A seguir-se tal entendimento, dir-se-á que nem o empregador público está vinculado à concessão da jornada contínua (embora tenha de fundamentar a respetiva recusa, caso ocorra), nem o trabalhador tem qualquer garantia de lhe ser deferido um pedido que formule nesse sentido.

 

E se o empregador recusar?

A adoção de horário em regime de jornada contínua deve, em qualquer caso, ser objeto de ponderação, à luz dos interesses envolvidos. Caso o empregador público recuse a concessão de tal horário a trabalhador progenitor com filhos até à idade de 12 anos, deverá a recusa ser devidamente fundamentada (por exemplo, por causar prejuízos graves ao funcionamento do serviço, prejuízos esses claramente superiores aos que se pretendem acautelar com a modalidade de horário em causa).

Perante a decisão de recusa, o trabalhador que da mesma discorde poderá lançar mão dos meios de tutela administrativa e jurisdicional que a lei coloca ao seu dispor - nomeadamente, e consoante o caso, através de reclamação ou recurso hierárquico, ou, ainda, impugnando judicialmente a decisão (recorrendo aos Tribunais).

 

E se o empregador público não apresentar qualquer resposta ao pedido de jornada contínua? Perante a ausência de decisão, no prazo de 10 dias úteis, poder-se-á considerar que existe deferimento tácito? Isto é, poder-se-á concluir que, perante o silêncio do empregador, o pedido se considera aprovado em sentido favorável ao trabalhador?

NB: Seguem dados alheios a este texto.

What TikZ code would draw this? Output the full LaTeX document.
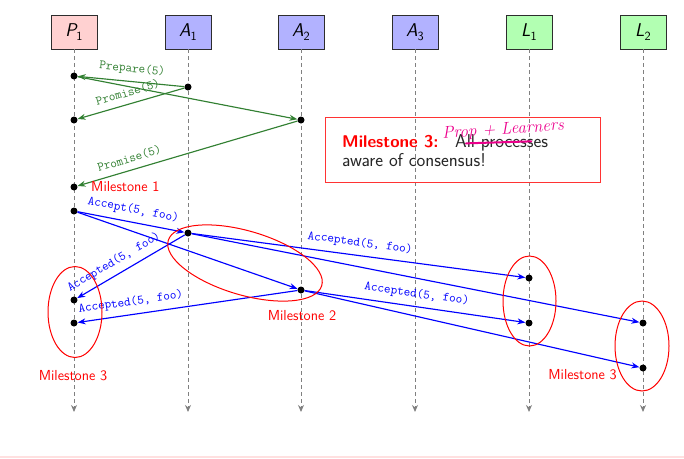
\documentclass[tikz,border=0pt]{standalone}
\usepackage{fontspec}
\usetikzlibrary{arrows.meta,shapes.geometric}
\definecolor{pgreen}{RGB}{50,128,50}
\definecolor{hdrline}{RGB}{45,45,45}
\newcommand{\hd}[2]{{\itshape #1}\raisebox{-0.22em}{\fontsize{12.5}{13}\selectfont #2}}
\begin{document}
\begin{tikzpicture}[x=1pt,y=-1pt,
  hdr/.style={draw=hdrline, line width=0.9pt, minimum width=46pt, minimum height=34pt, inner sep=0pt, font=\sffamily\fontsize{18.5}{20}\selectfont},
  life/.style={draw=gray, dash pattern=on 4pt off 3pt, line width=1pt, -{Stealth[length=7pt,width=6pt]}},
  dot/.style={circle, fill=black, inner sep=0pt, minimum size=7pt},
  gmsg/.style={draw=pgreen, line width=1.15pt, -{Stealth[length=8pt,width=6pt]}},
  bmsg/.style={draw=blue, line width=1.15pt, -{Stealth[length=8pt,width=6pt]}},
  glbl/.style={text=pgreen, font=\ttfamily\fontsize{12.8}{14}\selectfont, sloped, above=4pt, inner sep=2pt},
  blbl/.style={text=blue, font=\ttfamily\fontsize{12.8}{14}\selectfont, sloped, above=4pt, inner sep=2pt},
  ms/.style={ellipse, draw=red, line width=1pt, inner sep=0pt},
  mslbl/.style={text=red, font=\sffamily\fontsize{14.5}{16}\selectfont, inner sep=0pt},
  boxtxt/.style={anchor=base west, inner sep=0pt, text=black!85, font=\sffamily\fontsize{18.6}{21}\selectfont}
]
\useasboundingbox (0,0) rectangle (684,458);
\fill[red!12] (0,455.5) rectangle (684,458);

% headers
\node[hdr, fill=red!18] (P1) at (74,32) {\hd{P}{1}};
\node[hdr, fill=blue!30] (A1) at (188,32) {\hd{A}{1}};
\node[hdr, fill=blue!30] (A2) at (301,32) {\hd{A}{2}};
\node[hdr, fill=blue!30] (A3) at (415,32) {\hd{A}{3}};
\node[hdr, fill=green!30] (L1) at (529,32) {\hd{L}{1}};
\node[hdr, fill=green!30] (L2) at (643,32) {\hd{L}{2}};

\coordinate (P1e) at (74,412);
\coordinate (A1e) at (188,412);
\coordinate (A2e) at (301,412);
\coordinate (A3e) at (415,412);
\coordinate (L1e) at (529,412);
\coordinate (L2e) at (643,412);
\draw[life] (P1.south) -- (P1e);
\draw[life] (A1.south) -- (A1e);
\draw[life] (A2.south) -- (A2e);
\draw[life] (A3.south) -- (A3e);
\draw[life] (L1.south) -- (L1e);
\draw[life] (L2.south) -- (L2e);

% milestone box
\node[draw=red!80, line width=1pt, minimum width=275pt, minimum height=65pt, inner sep=0pt, anchor=north west] (box) at (325,117) {};
\node[anchor=base west, inner sep=0pt, text=red, font=\sffamily\bfseries\fontsize{17}{20}\selectfont] (m3) at (342,147) {Milestone 3:};
\node[boxtxt] (allp) at (455,147) {All processes};
\node[boxtxt] (aware) at (342,166) {aware of consensus!};
\draw[magenta, line width=2pt, line cap=round] ([xshift=11pt,yshift=-1pt]allp.west) -- ([xshift=-17pt,yshift=1pt]allp.east);
\node[text=magenta, rotate=4, inner sep=0pt, font=\itshape\fontsize{17}{20}\selectfont] (hand) at (503,130) {Prop + Learners};

% dots
\node[dot] (p1a) at (74,76) {};
\node[dot] (a1a) at (188,87) {};
\node[dot] (p1b) at (74,120) {};
\node[dot] (a2a) at (301,120) {};
\node[dot] (p1c) at (74,187) {};
\node[dot] (p1d) at (74,211) {};
\node[dot] (a1b) at (188,233) {};
\node[dot] (a2b) at (301,290) {};
\node[dot] (p1e) at (74,300) {};
\node[dot] (p1f) at (74,323) {};
\node[dot] (l1a) at (529,278) {};
\node[dot] (l1b) at (529,323) {};
\node[dot] (l2a) at (643,323) {};
\node[dot] (l2b) at (643,368) {};

% green messages
\draw[gmsg] (a1a) -- node[glbl]{Prepare(5)} (p1a);
\draw[gmsg] (p1a) -- (a2a);
\draw[gmsg] (a1a) -- node[glbl]{Promise(5)} (p1b);
\draw[gmsg] (a2a) -- node[glbl, pos=0.75]{Promise(5)} (p1c);

% blue messages
\draw[bmsg] (p1d) -- node[blbl]{Accept(5, foo)} (a1b);
\draw[bmsg] (p1d) -- (a2b);
\draw[bmsg] (a1b) -- node[blbl, pos=0.6]{Accepted(5, foo)} (p1e);
\draw[bmsg] (a2b) -- node[blbl, pos=0.75]{Accepted(5, foo)} (p1f);
\draw[bmsg] (a1b) -- node[blbl]{Accepted(5, foo)} (l1a);
\draw[bmsg] (a1b) -- (l2a);
\draw[bmsg] (a2b) -- node[blbl]{Accepted(5, foo)} (l1b);
\draw[bmsg] (a2b) -- (l2b);

% milestones
\node[mslbl, anchor=west] (ms1) at (91,187) {Milestone 1};
\node[ms, minimum width=160pt, minimum height=64pt, rotate=-16.4] (e2) at (245,263) {};
\node[mslbl] (ms2) at (302,316) {Milestone 2};
\node[ms, minimum width=54pt, minimum height=91pt] (e3a) at (75,312) {};
\node[mslbl] (ms3a) at (73,376) {Milestone 3};
\node[ms, minimum width=53pt, minimum height=90pt] (e3b) at (529.5,301) {};
\node[ms, minimum width=54pt, minimum height=90pt] (e3c) at (642,346) {};
\node[mslbl, anchor=east] (ms3b) at (617,375) {Milestone 3};
\end{tikzpicture}
\end{document}
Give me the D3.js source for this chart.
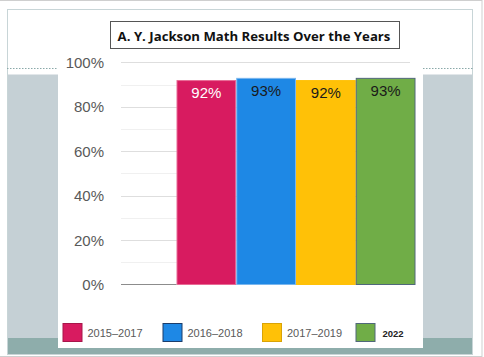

Na prática, este entendimento tem vindo a ser considerado com alguma regularidade. No entanto, se ponderado o regime atualmente previsto na lei procedimental administrativa - artigo 130.º do CPA - não nos parece existir fundamento para que possamos acolhê-lo. É o mesmo que dizer que não nos parece existir, de momento, base legal que permita concluir que, em caso de ausência de resposta do empregador, estamos perante um ato tácito de deferimento do pedido de jornada contínua.